"I used to remember my grandmother [spinning hemp]...
especially in the evening when we'd be sitting around, or any time of the
day when she needs to do it. She fixes it up, and then she rolls it and
then keeps on adding more if they're going to make rope, adding and
rolling it, adding and rolling it."
Mandy Brown, Lytton, British Columbia, 1992
Willow-bark cape and headdress,
NLaka'pamux, collected 1913.
Canadian Museum of Civilization II-C-604
The NLaka'pamux were master weavers who produced fine garments of elegant design. Woven clothing was used as a replacement when buckskin was scarce, in hot or rainy weather and was worn on certain ritual or ceremonial occasions. The bark and inner fibres of Indian-hemp, willow, cedar and sagebrush provided the main sources of weaving materials. A black coloured lichen (Bryoria fremontii) was used occasionally for vests and moccasins, and rushes and long stemmed grasses for capes. Animal fibres, especially mountain goat wool, were spun and woven into blankets and robes in some of the NLaka'pamux communities.

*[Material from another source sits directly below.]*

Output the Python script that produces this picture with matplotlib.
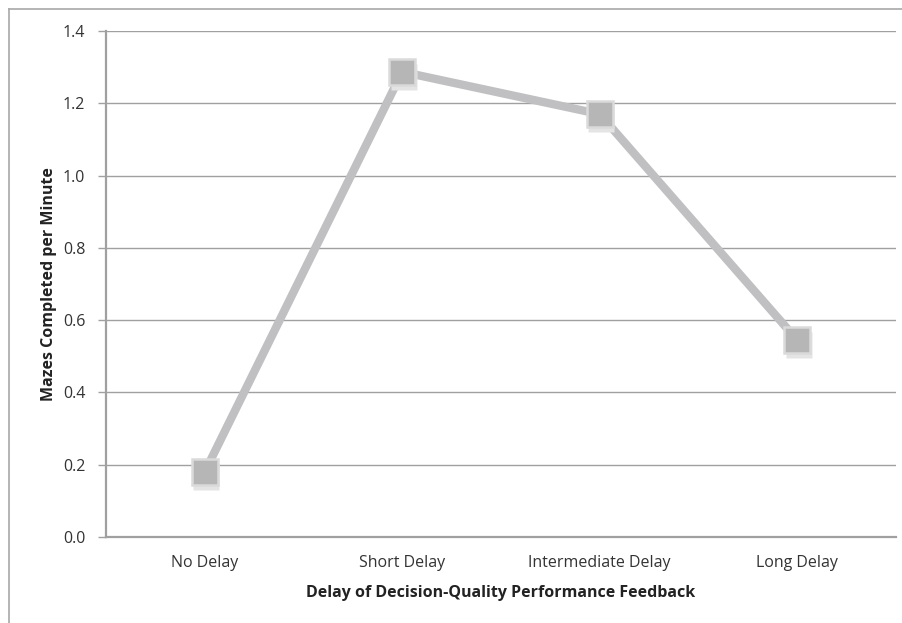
import matplotlib
matplotlib.use("Agg")
import matplotlib.pyplot as plt
from matplotlib.lines import Line2D
import numpy as np

# データ
categories = ["No Delay", "Short Delay", "Intermediate Delay", "Long Delay"]
mazes_per_min = [0.18, 1.287, 1.17, 0.545]
y_ticks = [0.0, 0.2, 0.4, 0.6, 0.8, 1.0, 1.2, 1.4]

plt.rcParams['font.family'] = ['Open Sans', 'DejaVu Sans']

W, H = 903, 623
fig = plt.figure(figsize=(W / 100, H / 100), dpi=100)
# プロット領域 (px)
left, right, top, bottom = 106, 896, 31, 537
ax = fig.add_axes([left / W, 1 - bottom / H, (right - left) / W, (bottom - top) / H])

grid_c = "#a0a0a0"
x = np.arange(len(categories))
ax.plot(x, mazes_per_min, color="#c0c0c2", lw=6, solid_capstyle="butt", zorder=3)
# 影
ax.plot(x + 0.008, np.array(mazes_per_min) - 0.014, ls="none", marker="s", ms=19,
        mfc="#e4e4e4", mec="none", zorder=3.5)
ax.plot(x, mazes_per_min, ls="none", marker="s", ms=18.5,
        mfc="#b6b6b6", mec="#dadada", mew=1.8, zorder=4)

ax.set_xlim(-0.5, len(categories) - 0.5)
ax.set_ylim(0, 1.4)
ax.set_yticks(y_ticks)
ax.set_yticklabels([f"{v:.1f}" for v in y_ticks], fontsize=11.5, color="#333333")
ax.set_xticks(x)
ax.set_xticklabels(categories, fontsize=11.5, color="#333333")
ax.tick_params(axis="x", length=0, pad=13)
ax.tick_params(axis="y", length=6, width=1, color=grid_c, pad=9)
ax.yaxis.grid(True, color=grid_c, lw=1)
ax.set_axisbelow(True)
for s in ["top", "right"]:
    ax.spines[s].set_visible(False)
for s in ["left", "bottom"]:
    ax.spines[s].set_color(grid_c)
    ax.spines[s].set_linewidth(1.6)

ax.set_xlabel("Delay of Decision-Quality Performance Feedback", fontsize=11.5,
              fontweight="bold", color="#222222", labelpad=10)
ax.set_ylabel("Mazes Completed per Minute", fontsize=11.5, fontweight="bold",
              color="#222222", labelpad=4)

# 外枠
fig.add_artist(Line2D([9 / W, 9 / W], [0, 1 - 9 / H], color="#a8a8a8", lw=1.2))
fig.add_artist(Line2D([9 / W, 1], [1 - 9 / H, 1 - 9 / H], color="#a8a8a8", lw=1.2))

fig.savefig("out.png", dpi=100)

Woven fabric is made from the interlinking of threads. The warp is a set of long strands cut to the desired length and width of the fabric. The strands are bound together with a crossing thread called a weft. NLaka'pamux garments were usually woven with a technique called twining. To begin, a long weft thread is doubled and looped around the outside warp thread. The thread at the back is brought to the front, and the front thread moves to the back, crossing as they pass between each warp strand. Between each row the weft threads wrap around each other along the selvage, creating a neatly twisted edge.